The Clara Bus will be back again this year to offer breast cancer screening for women 50 – 69 years old in Eeyou Istchee.
Cree Health Board is excited to announce that the Clara Bus will be visiting your community this year in partnership with Quebec’s Public Health Institute (INSPQ).
This year’s tour will kick off in Eastmain, beginning on Monday, March 8, before continuing to Wemindji and Chisasibi.
Dates for breast cancer screening for Whapmagoostui clients will be determined soon. The Clara Bus is planned to visit Mistissini, Oujé-Bougoumou, and Nemaska beginning in June, and to Waskaganish and Waswanipi in Fall of this year.
Breast cancer screening is by appointment only.
Every 2 years, women aged 50 – 69 receive a letter from the Public Health Department of Cree Health Board, inviting them to be screened for breast cancer. These women will be able to call their local Chishaayiyuu CHRs to schedule an appointment.
Breast cancer screening is a test that checks for hidden signs of breast cancer before any symptoms – like a lump in the breast - appear.
A mammogram machine takes X-ray images of different angles of your breast so that a radiologist can decide if you need any follow up testing.
Nurse Christina Matoush explains breast cancer screening:
Deciding to participate in breast cancer screening is a personal choice and it’s important to have all the information you need to make the right decision for you.
Screening can reduce your chances of dying from breast cancer since it allows you to start treatment as soon as possible.
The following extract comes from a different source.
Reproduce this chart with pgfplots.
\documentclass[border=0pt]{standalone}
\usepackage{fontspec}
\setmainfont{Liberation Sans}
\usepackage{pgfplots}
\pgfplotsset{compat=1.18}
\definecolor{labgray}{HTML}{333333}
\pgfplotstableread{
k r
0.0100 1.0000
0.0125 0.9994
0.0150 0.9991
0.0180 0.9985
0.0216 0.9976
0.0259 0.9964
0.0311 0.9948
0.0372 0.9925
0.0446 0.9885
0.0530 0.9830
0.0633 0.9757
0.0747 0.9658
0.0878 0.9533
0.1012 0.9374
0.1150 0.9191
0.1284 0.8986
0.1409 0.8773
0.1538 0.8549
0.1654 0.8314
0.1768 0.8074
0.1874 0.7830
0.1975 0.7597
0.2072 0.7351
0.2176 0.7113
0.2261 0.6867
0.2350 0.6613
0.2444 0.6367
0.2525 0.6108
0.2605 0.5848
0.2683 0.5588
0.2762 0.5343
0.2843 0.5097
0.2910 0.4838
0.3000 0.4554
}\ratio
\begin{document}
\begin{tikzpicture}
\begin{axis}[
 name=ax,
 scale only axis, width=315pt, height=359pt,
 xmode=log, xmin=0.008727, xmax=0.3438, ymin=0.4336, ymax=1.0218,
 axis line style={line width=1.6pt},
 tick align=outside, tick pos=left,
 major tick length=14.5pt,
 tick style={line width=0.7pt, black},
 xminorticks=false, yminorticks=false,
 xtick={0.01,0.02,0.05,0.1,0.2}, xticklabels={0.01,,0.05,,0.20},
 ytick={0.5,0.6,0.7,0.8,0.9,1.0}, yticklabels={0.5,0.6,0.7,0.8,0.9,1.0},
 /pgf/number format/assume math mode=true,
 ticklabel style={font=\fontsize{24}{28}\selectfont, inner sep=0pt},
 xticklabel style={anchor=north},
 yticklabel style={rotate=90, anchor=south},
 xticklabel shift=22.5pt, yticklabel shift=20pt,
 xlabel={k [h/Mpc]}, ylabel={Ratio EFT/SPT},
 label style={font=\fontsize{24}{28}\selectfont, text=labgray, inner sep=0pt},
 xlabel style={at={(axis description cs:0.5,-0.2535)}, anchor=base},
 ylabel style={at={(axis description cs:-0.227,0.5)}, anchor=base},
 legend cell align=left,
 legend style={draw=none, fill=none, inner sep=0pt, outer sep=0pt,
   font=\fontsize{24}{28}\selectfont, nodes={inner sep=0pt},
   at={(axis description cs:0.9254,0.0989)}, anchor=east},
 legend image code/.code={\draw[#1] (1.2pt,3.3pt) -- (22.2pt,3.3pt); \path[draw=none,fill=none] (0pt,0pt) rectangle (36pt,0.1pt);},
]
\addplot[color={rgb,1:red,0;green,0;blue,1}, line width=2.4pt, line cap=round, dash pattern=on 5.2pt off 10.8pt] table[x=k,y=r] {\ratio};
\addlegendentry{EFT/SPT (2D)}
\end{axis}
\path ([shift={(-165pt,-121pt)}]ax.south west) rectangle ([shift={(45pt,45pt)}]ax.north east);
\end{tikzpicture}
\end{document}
It does this by catching breast cancer early enough before it has a chance to get worse. Georgina Macleod from Mistissini was able to detect breast cancer early, before she had any signs or symptoms, by getting screened. Her cancer was then treated successfully.
There are also cons to breast cancer screening that are important for you to know.
The mammogram images are not 100% conclusive, meaning that a false alarm is possible. 1 in 4 women who have regular mammograms will need follow up testing that is not necessary. These false alarms can lead to unnecessary travel, tests, stress and anxiety. This happened to Nancy Voyageur, from Mistissini, who needed to take sick leave from work due to stress while waiting for her results.
Georgina and Nancy share their personal experiences with breast cancer screening:
When looking at both pros and cons, experts agree that breast cancer screening is a good choice for women between 50-69 years old. The Public Health Department of the Cree Health Board recommends that all women between ages 50-69 be screened.
If you are between the ages of 35 and 49 and have a family history of breast cancer or ovarian cancer, ask your doctor about the best screening options for you.